To revive its economy and undercut the Islamic State’s appeal, Tunisia needs timely external support and internal steel to carry out decisive economic reforms, leading with a cleanup of corruption. A refocused and energized U.S. role should dramatically increase economic help and support (including pressure) for those reforms.

An opportunity for that role arises Friday, as Secretary of State John F. Kerry leads a delegation in Tunis for the second annual session of the U.S.-Tunisia Strategic Dialogue. Last year’s inauguration of that dialogue and this year’s dispatch of Kerry rightly offer serious signals of U.S. intent to support Tunisia. Washington should now follow through.

U.S. officials should deliver a blunt message that Tunisia must dismantle the deep system of corruption that it built over the past decades. A World Bank report last year underscored how massive sectors of Tunisia’s economy have been walled off by regulations and private deals that created lucrative monopolies for political elites, notably the “family” of cronies around former president Zine el-Abidine Ben Ali.

This closed system of economic privilege deepened the desperation of the millions of Tunisians who revolted in 2011. Having largely ignored that corruption while enjoying Ben Ali’s support as an ally, the United States now should muster international backing for Tunisia’s shift to a more open economy that can benefit all of its citizens. This should include help from the World Bank and other multilateral institutions to reduce the social costs of the transition for the poorest Tunisians.

The United States should commit to building with Tunisia a new partnership to accomplish the structural reforms the country’s economy needs.

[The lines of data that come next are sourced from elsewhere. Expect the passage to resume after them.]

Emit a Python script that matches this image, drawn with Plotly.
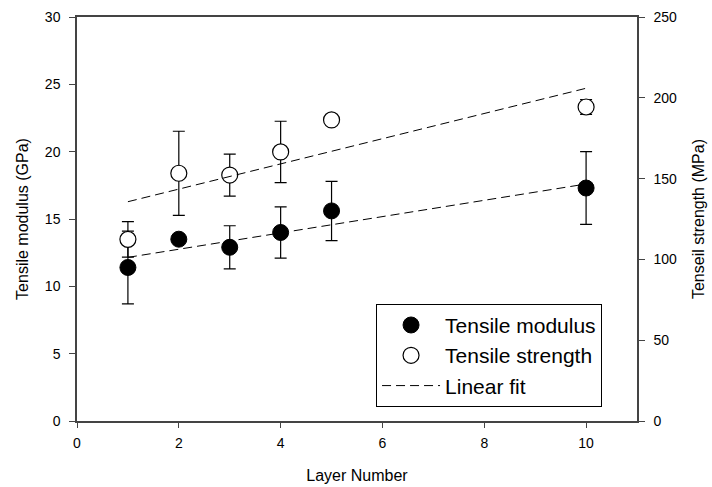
import plotly.graph_objects as go

# layer numbers
layers = [1, 2, 3, 4, 5, 10]

# tensile modulus (GPa) and its error
modulus = [11.4, 13.5, 12.9, 14.0, 15.6, 17.3]
modulus_err = [2.7, 0.3, 1.6, 1.9, 2.2, 2.7]

# tensile strength (MPa) and its error
strength = [112.4, 153.3, 152.2, 166.5, 186.3, 194.3]
strength_err = [11.0, 26.0, 13.0, 19.0, 2.0, 4.6]

# linear fit end points
fit_x = [1, 10]
fit_modulus = [12.15, 17.6]
fit_strength = [135.7, 205.9]

font = "Liberation Sans, Arial, sans-serif"
axis_col = "#444444"

fig = go.Figure()

fig.add_trace(go.Scatter(
    x=layers, y=modulus, mode="markers", name="Tensile modulus",
    marker=dict(color="black", size=16, line=dict(color="black", width=1)),
    error_y=dict(type="data", array=modulus_err, color="black", thickness=1.2, width=6),
))

fig.add_trace(go.Scatter(
    x=layers, y=strength, mode="markers", name="Tensile strength", yaxis="y2",
    marker=dict(color="white", size=16, line=dict(color="black", width=1.2)),
    error_y=dict(type="data", array=strength_err, color="black", thickness=1.2, width=6),
))

fig.add_trace(go.Scatter(
    x=fit_x, y=fit_modulus, mode="lines", name="Linear fit",
    line=dict(color="black", width=1, dash="9px,5px"),
))

fig.add_trace(go.Scatter(
    x=fit_x, y=fit_strength, mode="lines", name="Linear fit", yaxis="y2",
    line=dict(color="black", width=1, dash="9px,5px"), showlegend=False,
))

fig.update_layout(
    width=712, height=487,
    margin=dict(l=77, r=75, t=17, b=66),
    plot_bgcolor="white", paper_bgcolor="white",
    font=dict(family=font, size=14, color="black"),
    showlegend=True,
    xaxis=dict(
        range=[0, 11], tickvals=[0, 2, 4, 6, 8, 10], automargin=False,
        title=dict(text="Layer Number", font=dict(size=16), standoff=20),
        showline=True, linecolor=axis_col, linewidth=1.5, mirror=True,
        ticks="outside", ticklen=5, tickcolor=axis_col, ticklabelstandoff=3,
        showgrid=False, zeroline=False,
    ),
    yaxis=dict(
        range=[0, 30], tickvals=[0, 5, 10, 15, 20, 25, 30], automargin=False,
        title=dict(text="Tensile modulus (GPa)", font=dict(size=16), standoff=12),
        showline=True, linecolor=axis_col, linewidth=1.5,
        ticks="outside", ticklen=6, tickcolor=axis_col, ticklabelstandoff=6,
        showgrid=False, zeroline=False,
    ),
    yaxis2=dict(
        range=[0, 250], tickvals=[0, 50, 100, 150, 200, 250], automargin=False,
        title=dict(text="Tenseil strength (MPa)", font=dict(size=16), standoff=17),
        overlaying="y", side="right",
        showline=True, linecolor=axis_col, linewidth=1.5,
        ticks="outside", ticklen=6, tickcolor=axis_col, ticklabelstandoff=6,
        showgrid=False, zeroline=False,
    ),
    legend=dict(
        x=0.534, y=0.29, xanchor="left", yanchor="top",
        bgcolor="white", bordercolor="black", borderwidth=1,
        font=dict(size=21), itemwidth=58,
    ),
)

# drop the default page margin so the figure sits at the window's corner
fig.write_html("out.html", config={"displayModeBar": False},
               post_script="document.body.style.margin='0';")
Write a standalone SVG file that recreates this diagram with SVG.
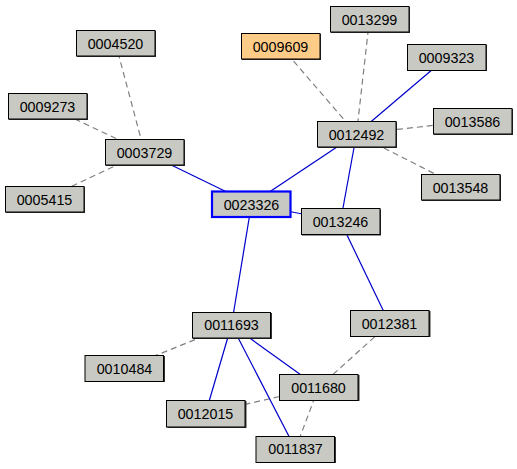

Such a partnership would be strengthened if the Senate were to join the House of Representatives in voting to fully fund the Obama administration’s request for $134 million in overall assistance to Tunisia in 2016. That figure is roughly double the level of recent years. The administration should also start negotiations with Tunisia on a free-trade agreement, an economic boost that Tunisia has sought for years. A real hope for a trade accord would increase Tunisia’s incentive for reform. And because such negotiations would surely extend beyond the term of this administration, that incentive would be amplified by a “sense of the Congress” resolution declaring bipartisan support for a free-trade deal.

With Syria and Iraq burning (not to mention Libya and Yemen), why should the United States pay such attention to the smaller and quieter Tunisia? Because Tunisia has shown that it has the essentials for reform — and because its successful transition to democracy and an open economy would offer a powerful model for the entire Arab world.

As is underscored by last month’s award of the Nobel Peace Prize to Tunisian mediators, the country’s grass roots and its leaders have shown the fortitude — and the skills of political compromise — to transform from an authoritarian kleptocracy to a truly free-market democracy.

Tunisia has progressed under enormous strains. Terrorist attacks on government security forces and tourist sites have crimped tourism, an economic pillar. Tunisians are struggling over how to respond, maintaining security while preserving the democratic freedoms for which their revolutionaries fought. All the while, the nation’s 11 million people are hosting more than 1 million refugees from the implosion of Libya next door.

Tunisia is a strategic partner in a region where stable, democratic allies are rare and critically needed. In Washington, both the administration and Congress should act now to support Tunisia’s transition and its bottom-up pursuit of democracy and economic freedom.